→ Dataset records:
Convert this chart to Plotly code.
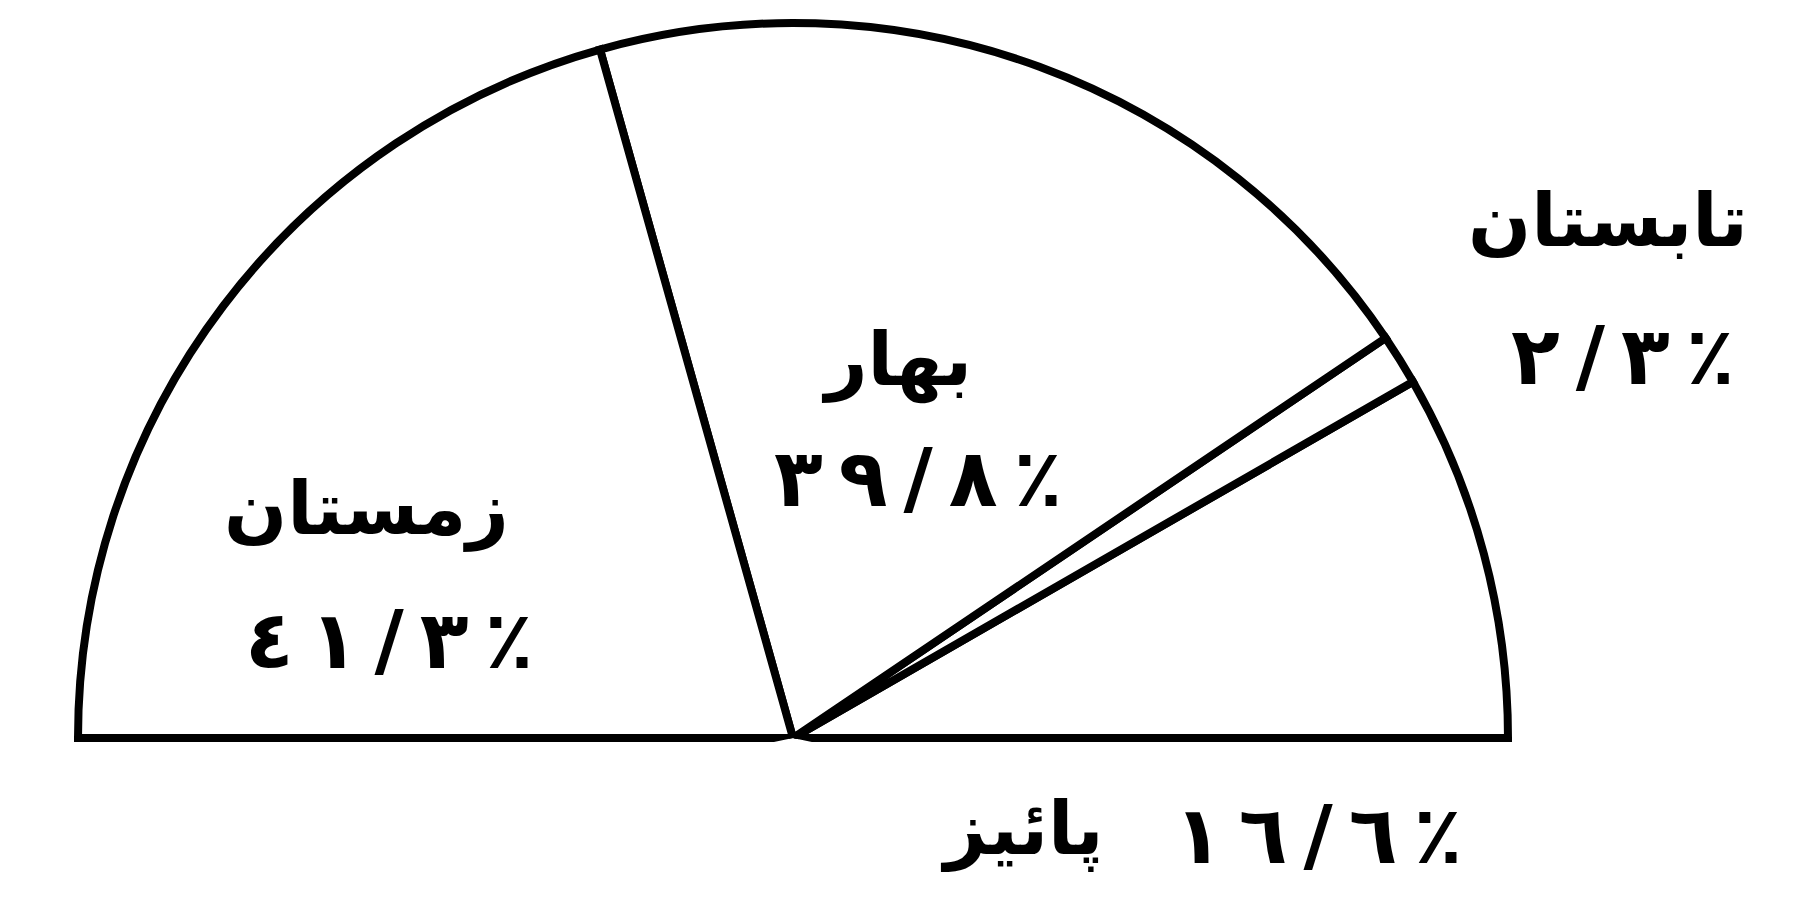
import math
import plotly.graph_objects as go

# فصل‌ها و سهم هر کدام (درصد)
seasons = ["پائیز", "تابستان", "بهار", "زمستان"]
shares = [16.6, 2.3, 39.8, 41.3]

W, H = 1814, 918
FONT = "DejaVu Sans"
AR_DIGITS = str.maketrans("0123456789", "٠١٢٣٤٥٦٧٨٩")
LRM = "\u200e"


def fa_num(v):
    # 41.3 -> ٤ ١ / ٣ ٪ (spaced out, kept left-to-right with LRM marks)
    chars = list(f"{v:.1f}".replace(".", "/").translate(AR_DIGITS)) + ["٪"]
    return (LRM + "\u2009" + LRM).join(chars)


# half circle: 100% spread over 180 degrees
widths = [s * 180 / sum(shares) for s in shares]
mids = []
acc = 0
for w in widths:
    mids.append(acc + w / 2)
    acc += w

fig = go.Figure()
fig.add_trace(go.Barpolar(
    r=[1] * len(shares),
    theta=mids,
    width=widths,
    text=seasons,
    customdata=shares,
    marker=dict(color="white", line=dict(color="black", width=8)),
    hovertemplate="%{text}: %{customdata}%<extra></extra>",
))

# polar geometry in page pixels: centre of the half disc, its radius
cx, cy, rad = 785, 730, 715
r_max = 1.012          # a little room so the outline is not clipped
pad = 12               # sector opened a few degrees so the base line shows whole
rax = rad * r_max
dom_x = [(cx - rax) / W, (cx + rax) / W]
dom_y = [1 - (cy + rax * math.sin(math.radians(pad))) / H, 1 - (cy - rax) / H]

# label placement (pixels in the 1814x918 page)
name_pos = {"زمستان": (358, 500), "بهار": (888, 352), "تابستان": (1600, 212), "پائیز": (1014, 820)}
num_pos = {"زمستان": (381, 632), "بهار": (910, 470), "تابستان": (1615, 348), "پائیز": (1310, 827)}

annotations = []
for name, val in zip(seasons, shares):
    for txt, (px, py), size in ((name, name_pos[name], 74), (fa_num(val), num_pos[name], 80)):
        annotations.append(dict(
            text=txt, x=px / W, y=1 - py / H, xref="paper", yref="paper",
            xanchor="center", yanchor="middle", showarrow=False,
            font=dict(family=FONT, size=size, color="black", weight="bold"),
        ))

fig.update_layout(
    width=W, height=H,
    margin=dict(l=0, r=0, t=0, b=0),
    paper_bgcolor="white",
    plot_bgcolor="white",
    showlegend=False,
    annotations=annotations,
    polar=dict(
        sector=[-pad, 180 + pad],
        domain=dict(x=dom_x, y=dom_y),
        bgcolor="white",
        radialaxis=dict(visible=False, range=[0, r_max]),
        angularaxis=dict(visible=False, rotation=0, direction="counterclockwise"),
        bargap=0,
    ),
)

fig.write_html("out.html")
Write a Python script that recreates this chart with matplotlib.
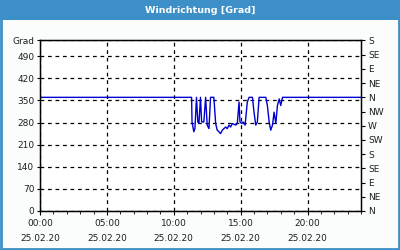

→ Exercise:
Leaving out the pictures, repeat the data above exactly.

→ Correct result:
Convert this chart to Plotly code.
import math
import plotly.graph_objects as go

# فصل‌ها و سهم هر کدام (درصد)
seasons = ["پائیز", "تابستان", "بهار", "زمستان"]
shares = [16.6, 2.3, 39.8, 41.3]

W, H = 1814, 918
FONT = "DejaVu Sans"
AR_DIGITS = str.maketrans("0123456789", "٠١٢٣٤٥٦٧٨٩")
LRM = "\u200e"


def fa_num(v):
    # 41.3 -> ٤ ١ / ٣ ٪ (spaced out, kept left-to-right with LRM marks)
    chars = list(f"{v:.1f}".replace(".", "/").translate(AR_DIGITS)) + ["٪"]
    return (LRM + "\u2009" + LRM).join(chars)


# half circle: 100% spread over 180 degrees
widths = [s * 180 / sum(shares) for s in shares]
mids = []
acc = 0
for w in widths:
    mids.append(acc + w / 2)
    acc += w

fig = go.Figure()
fig.add_trace(go.Barpolar(
    r=[1] * len(shares),
    theta=mids,
    width=widths,
    text=seasons,
    customdata=shares,
    marker=dict(color="white", line=dict(color="black", width=8)),
    hovertemplate="%{text}: %{customdata}%<extra></extra>",
))

# polar geometry in page pixels: centre of the half disc, its radius
cx, cy, rad = 785, 730, 715
r_max = 1.012          # a little room so the outline is not clipped
pad = 12               # sector opened a few degrees so the base line shows whole
rax = rad * r_max
dom_x = [(cx - rax) / W, (cx + rax) / W]
dom_y = [1 - (cy + rax * math.sin(math.radians(pad))) / H, 1 - (cy - rax) / H]

# label placement (pixels in the 1814x918 page)
name_pos = {"زمستان": (358, 500), "بهار": (888, 352), "تابستان": (1600, 212), "پائیز": (1014, 820)}
num_pos = {"زمستان": (381, 632), "بهار": (910, 470), "تابستان": (1615, 348), "پائیز": (1310, 827)}

annotations = []
for name, val in zip(seasons, shares):
    for txt, (px, py), size in ((name, name_pos[name], 74), (fa_num(val), num_pos[name], 80)):
        annotations.append(dict(
            text=txt, x=px / W, y=1 - py / H, xref="paper", yref="paper",
            xanchor="center", yanchor="middle", showarrow=False,
            font=dict(family=FONT, size=size, color="black", weight="bold"),
        ))

fig.update_layout(
    width=W, height=H,
    margin=dict(l=0, r=0, t=0, b=0),
    paper_bgcolor="white",
    plot_bgcolor="white",
    showlegend=False,
    annotations=annotations,
    polar=dict(
        sector=[-pad, 180 + pad],
        domain=dict(x=dom_x, y=dom_y),
        bgcolor="white",
        radialaxis=dict(visible=False, range=[0, r_max]),
        angularaxis=dict(visible=False, rotation=0, direction="counterclockwise"),
        bargap=0,
    ),
)

fig.write_html("out.html")
Write a Python script that recreates this chart with matplotlib.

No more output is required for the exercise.